Top Gun: Maverick almost makes me wonder what should define Great Cinema. All these films are inherently silly, escapist entertainment, but they are clearly so ruthlessly planned out to perfection, down to character arcs, dramatic structure, through to location shooting, stunts and visual effects… its just astonishing cinema. Its perhaps wrong to care about any off-key moments, because the films are absolutely brilliant rides: they just WORK. I do wonder where the particular magic lies- these films are not subtle at all and you can sense the character beats and what’s going to happen, I could comment about the clunky dialogue, how the romance between Maverick and Jennifer Connelly’s Penny feels like it intrudes from some other movie, and while in some films it might irritate there’s something about Cruise’s deft touch (or possibly that of the people he hires/works with) that results in us not getting annoyed and instead just going with it. Lately most Hollywood blockbusters irritate with forced virtue signalling and stupid scripts awkwardly executed, while Cruises last few projects just seem to soar.
And none of them soar in quite the same way as Top Gun: Maverick. The buzz audiences must have felt walking out of cinemas after seeing this must have been something indeed.
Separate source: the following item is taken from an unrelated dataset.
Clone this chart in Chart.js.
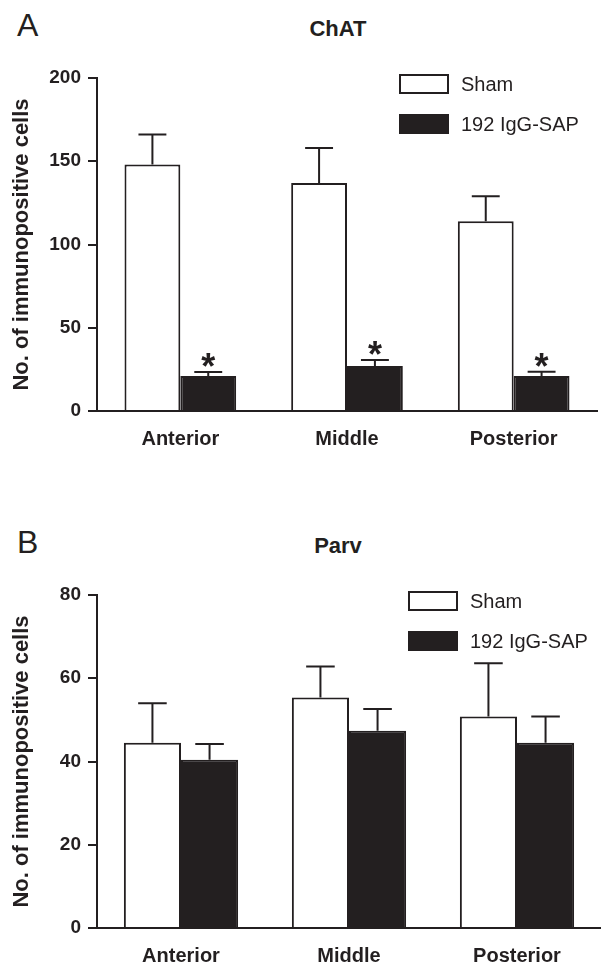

Yes, it is silly, sometimes in the extreme. Indeed, coming into the film pretty much spoiler-free, I think the most surprising thing about the film for me was just how obvious its debt to Star Wars was. Its almost like a blatant remake of the 1977 Star Wars, the attack on a underground nuclear bunker/processing plant so total a lift of the race down the Death Star trench and the targeting of its thermal exhaust port I both admired the fact that it was a better Star Wars movie than anything Disney has done but wouldn’t have been surprised if the film had a nod to George Lucas in the writing credits. They even have computer graphic imagery explaining the attack plan to the assembled pilots where I swear someone says something about a thermal exhaust port; its like the film starts as a remake of The Right Stuff, then asides to repurposing beats from the original Top Gun (I still haven’t seen the original film, but its clear there are nods to that film and moments of fan service), and then it morphs into Star Wars, with a final sly nod to Clint Eastwood’s Firefox. It should irritate for all the repurposing but instead it feels quite glorious.
Tom Cruise may or may not be the last great movie star/Hollywood icon (I think Clint Eastwood may qualify for that although clearly some fans will have other favourites they could elect for that title) but its plain that whatever his merits as an actor, he is also a great producer. As age eventually, as it surely must, presses upon him the time when he just can’t keep defying his years (turning sixty, he looks like he could pass for forty), it seems there will be plenty of opportunity for him to impress from behind the scenes. But then again, its gotten to the point that nothing really surprises regards Cruise these days. It almost feels like he could do anything, and we’ve got two more Mission Impossible films incoming over the next two years to further prove it. There’s even talk of him actually going into orbit to film a space movie in, er, space. The mind boggles.